Grief

My sons have lost their father. My mind is still trying to catch up with reality.

There are no words for grief.

Yes. I am thankful my sons knew their father. I am thankful for the years of life spent together. I am thankful that I didn’t break down and scream and wail when I buried my husband. I am thankful that I could maintain a facade of strength for my children.
I wake up at 4 a.m. wondering what happens next. What do I do now? What will happen to my children?
Someone tells me stories of sons who have lost their fathers at a young age–of how sons mourn that loss even into later life. They tell me there are moments when children will want no one else but their father. I understand this. I comprehend what people are trying to say. I understand, things will never be the same again. I understand that the future has become even more uncertain than it was.
Who will fill up that loss?
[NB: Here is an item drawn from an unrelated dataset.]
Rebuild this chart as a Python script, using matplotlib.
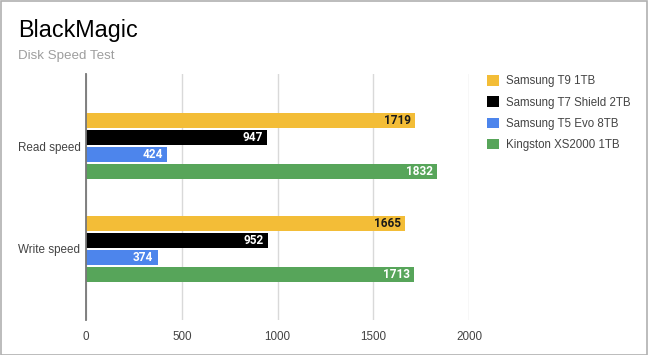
import numpy as np
import matplotlib.pyplot as plt
from matplotlib.patches import Rectangle

plt.rcParams['font.family'] = ['Liberation Sans', 'DejaVu Sans']

categorias = ["Read speed", "Write speed"]
discos = ["Samsung T9 1TB", "Samsung T7 Shield 2TB", "Samsung T5 Evo 8TB", "Kingston XS2000 1TB"]
valores = [
    [1719, 1665],  # Samsung T9 1TB
    [947, 952],    # Samsung T7 Shield 2TB
    [424, 374],    # Samsung T5 Evo 8TB
    [1832, 1713],  # Kingston XS2000 1TB
]
colores = ["#f3bd37", "#000000", "#4d85ec", "#57a55a"]
color_texto = ["#1a1a1a", "#ffffff", "#ffffff", "#ffffff"]
ticks_x = [0, 500, 1000, 1500, 2000]

fig = plt.figure(figsize=(6.48, 3.55), dpi=100)
ax = fig.add_axes([86 / 648, 1 - 320 / 355, 383 / 648, 246 / 355])

y = np.arange(len(categorias))
paso = 0.165
alto = 0.14
for i, (nombre, vals) in enumerate(zip(discos, valores)):
    pos = y + (i - 1.5) * paso
    ax.barh(pos, vals, height=alto, color=colores[i], label=nombre, zorder=3)
    for p, v in zip(pos, vals):
        ax.text(v - 22, p, str(v), ha="right", va="center", color=color_texto[i],
                fontsize=8.5, fontweight="bold", family=["Roboto", "DejaVu Sans"], zorder=4)

ax.set_xlim(0, 2000)
ax.set_ylim(1.69, -0.7)
ax.set_xticks(ticks_x)
ax.set_yticks(y)
ax.set_yticklabels(categorias)
ax.tick_params(axis="both", length=0, labelsize=8.4, colors="#444444")
ax.tick_params(axis="x", pad=8)
ax.tick_params(axis="y", pad=4)
ax.grid(axis="x", color="#d9d9d9", linewidth=1, zorder=0)
for s in ["top", "right", "bottom"]:
    ax.spines[s].set_visible(False)
ax.spines["left"].set_color("#777777")
ax.spines["left"].set_linewidth(1.3)
ax.spines["left"].set_zorder(5)

fig.text(18 / 648, 1 - 30 / 355, "BlackMagic", fontsize=16.8, color="#000000", va="center")
fig.text(18 / 648, 1 - 56 / 355, "Disk Speed Test", fontsize=9.6, color="#9e9e9e", va="center")

leg = fig.legend(loc="upper left", bbox_to_anchor=(477 / 648, 1 - 65 / 355), frameon=False,
                 fontsize=8.3, handlelength=1.0, handleheight=1.0, labelspacing=0.78,
                 handletextpad=0.65)
for t in leg.get_texts():
    t.set_color("#444444")

fig.patches.append(Rectangle((0.5 / 648, 0.5 / 355), 1 - 1.5 / 648, 1 - 1.5 / 355,
                             transform=fig.transFigure, fill=False, edgecolor="#b0b0b0", linewidth=1.2))

plt.savefig("out.png", dpi=100)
How do I fill it up? How do I become father and mother at the same time?
My eldest son steps into his father’s shoes. He tells me: Mom, if you do the laundry, I will clean the bathroom.
He clears up the kitchen without complaint, puts away clean dishes, stacks the cups, cleans out the sink, takes out the garbage, vacuums the hallway, the stairs, the floors.
My youngest son breaks into tears.
I miss Dad.
We all miss Dad.
We never got around to fixing the kitchen windows. My eldest son’s room is half-done. Our hallway is clogged with boxes from the attic improvement that will have to wait.
People tell me I should be proud of my sons, that my children are strong, that I am strong, that we will make it.
I am filled with sorrow for my children. I am angry at life. I also know others have gone through this loss and made it.
All I want is for my children to be happy. I want my eldest son to laugh again.